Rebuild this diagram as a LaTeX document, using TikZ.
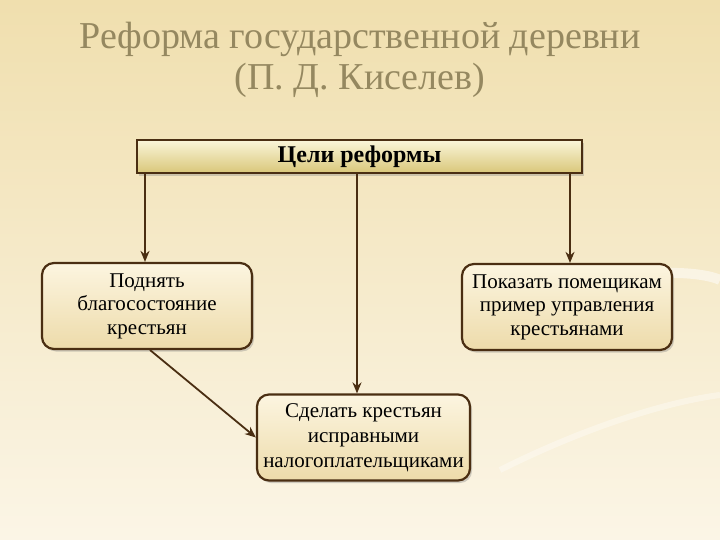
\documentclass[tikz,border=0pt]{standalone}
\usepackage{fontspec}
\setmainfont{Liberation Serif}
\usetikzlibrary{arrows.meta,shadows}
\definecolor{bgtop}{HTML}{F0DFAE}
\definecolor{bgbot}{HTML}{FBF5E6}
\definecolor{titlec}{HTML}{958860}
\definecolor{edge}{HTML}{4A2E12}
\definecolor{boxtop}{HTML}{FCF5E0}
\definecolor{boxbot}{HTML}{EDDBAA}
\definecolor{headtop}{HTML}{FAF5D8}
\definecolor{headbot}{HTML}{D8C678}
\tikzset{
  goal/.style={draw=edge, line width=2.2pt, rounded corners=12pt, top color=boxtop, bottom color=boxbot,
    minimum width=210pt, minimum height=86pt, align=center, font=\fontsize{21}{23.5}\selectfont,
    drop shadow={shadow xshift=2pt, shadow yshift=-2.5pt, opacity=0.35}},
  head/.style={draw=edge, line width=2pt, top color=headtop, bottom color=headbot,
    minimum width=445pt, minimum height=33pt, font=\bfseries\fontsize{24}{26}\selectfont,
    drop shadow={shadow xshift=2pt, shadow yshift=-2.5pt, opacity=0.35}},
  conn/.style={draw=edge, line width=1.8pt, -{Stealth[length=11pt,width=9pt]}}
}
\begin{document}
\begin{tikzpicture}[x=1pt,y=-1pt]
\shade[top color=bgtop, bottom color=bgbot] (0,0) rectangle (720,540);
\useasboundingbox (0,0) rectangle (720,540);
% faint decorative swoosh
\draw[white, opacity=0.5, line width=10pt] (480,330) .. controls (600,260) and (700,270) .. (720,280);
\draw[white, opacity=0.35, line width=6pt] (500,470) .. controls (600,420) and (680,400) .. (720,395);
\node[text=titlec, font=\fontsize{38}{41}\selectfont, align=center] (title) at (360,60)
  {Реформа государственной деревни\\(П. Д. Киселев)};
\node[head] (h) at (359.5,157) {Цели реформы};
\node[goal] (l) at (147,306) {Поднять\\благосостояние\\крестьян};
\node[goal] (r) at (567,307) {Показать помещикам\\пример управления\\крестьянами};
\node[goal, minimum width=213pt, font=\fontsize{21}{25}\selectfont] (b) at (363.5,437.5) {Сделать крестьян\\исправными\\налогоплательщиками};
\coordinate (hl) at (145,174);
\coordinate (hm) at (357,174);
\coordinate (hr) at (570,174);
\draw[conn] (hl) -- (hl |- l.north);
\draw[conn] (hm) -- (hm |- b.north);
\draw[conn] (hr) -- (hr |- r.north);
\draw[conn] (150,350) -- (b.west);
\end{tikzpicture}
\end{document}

================

### What the task requires
Copy the listing exactly. Any image in it stays out of the copy.

### Written answer
Rebuild this diagram as a LaTeX document, using TikZ.
\documentclass[tikz,border=0pt]{standalone}
\usepackage{fontspec}
\setmainfont{Liberation Serif}
\usetikzlibrary{arrows.meta,shadows}
\definecolor{bgtop}{HTML}{F0DFAE}
\definecolor{bgbot}{HTML}{FBF5E6}
\definecolor{titlec}{HTML}{958860}
\definecolor{edge}{HTML}{4A2E12}
\definecolor{boxtop}{HTML}{FCF5E0}
\definecolor{boxbot}{HTML}{EDDBAA}
\definecolor{headtop}{HTML}{FAF5D8}
\definecolor{headbot}{HTML}{D8C678}
\tikzset{
  goal/.style={draw=edge, line width=2.2pt, rounded corners=12pt, top color=boxtop, bottom color=boxbot,
    minimum width=210pt, minimum height=86pt, align=center, font=\fontsize{21}{23.5}\selectfont,
    drop shadow={shadow xshift=2pt, shadow yshift=-2.5pt, opacity=0.35}},
  head/.style={draw=edge, line width=2pt, top color=headtop, bottom color=headbot,
    minimum width=445pt, minimum height=33pt, font=\bfseries\fontsize{24}{26}\selectfont,
    drop shadow={shadow xshift=2pt, shadow yshift=-2.5pt, opacity=0.35}},
  conn/.style={draw=edge, line width=1.8pt, -{Stealth[length=11pt,width=9pt]}}
}
\begin{document}
\begin{tikzpicture}[x=1pt,y=-1pt]
\shade[top color=bgtop, bottom color=bgbot] (0,0) rectangle (720,540);
\useasboundingbox (0,0) rectangle (720,540);
% faint decorative swoosh
\draw[white, opacity=0.5, line width=10pt] (480,330) .. controls (600,260) and (700,270) .. (720,280);
\draw[white, opacity=0.35, line width=6pt] (500,470) .. controls (600,420) and (680,400) .. (720,395);
\node[text=titlec, font=\fontsize{38}{41}\selectfont, align=center] (title) at (360,60)
  {Реформа государственной деревни\\(П. Д. Киселев)};
\node[head] (h) at (359.5,157) {Цели реформы};
\node[goal] (l) at (147,306) {Поднять\\благосостояние\\крестьян};
\node[goal] (r) at (567,307) {Показать помещикам\\пример управления\\крестьянами};
\node[goal, minimum width=213pt, font=\fontsize{21}{25}\selectfont] (b) at (363.5,437.5) {Сделать крестьян\\исправными\\налогоплательщиками};
\coordinate (hl) at (145,174);
\coordinate (hm) at (357,174);
\coordinate (hr) at (570,174);
\draw[conn] (hl) -- (hl |- l.north);
\draw[conn] (hm) -- (hm |- b.north);
\draw[conn] (hr) -- (hr |- r.north);
\draw[conn] (150,350) -- (b.west);
\end{tikzpicture}
\end{document}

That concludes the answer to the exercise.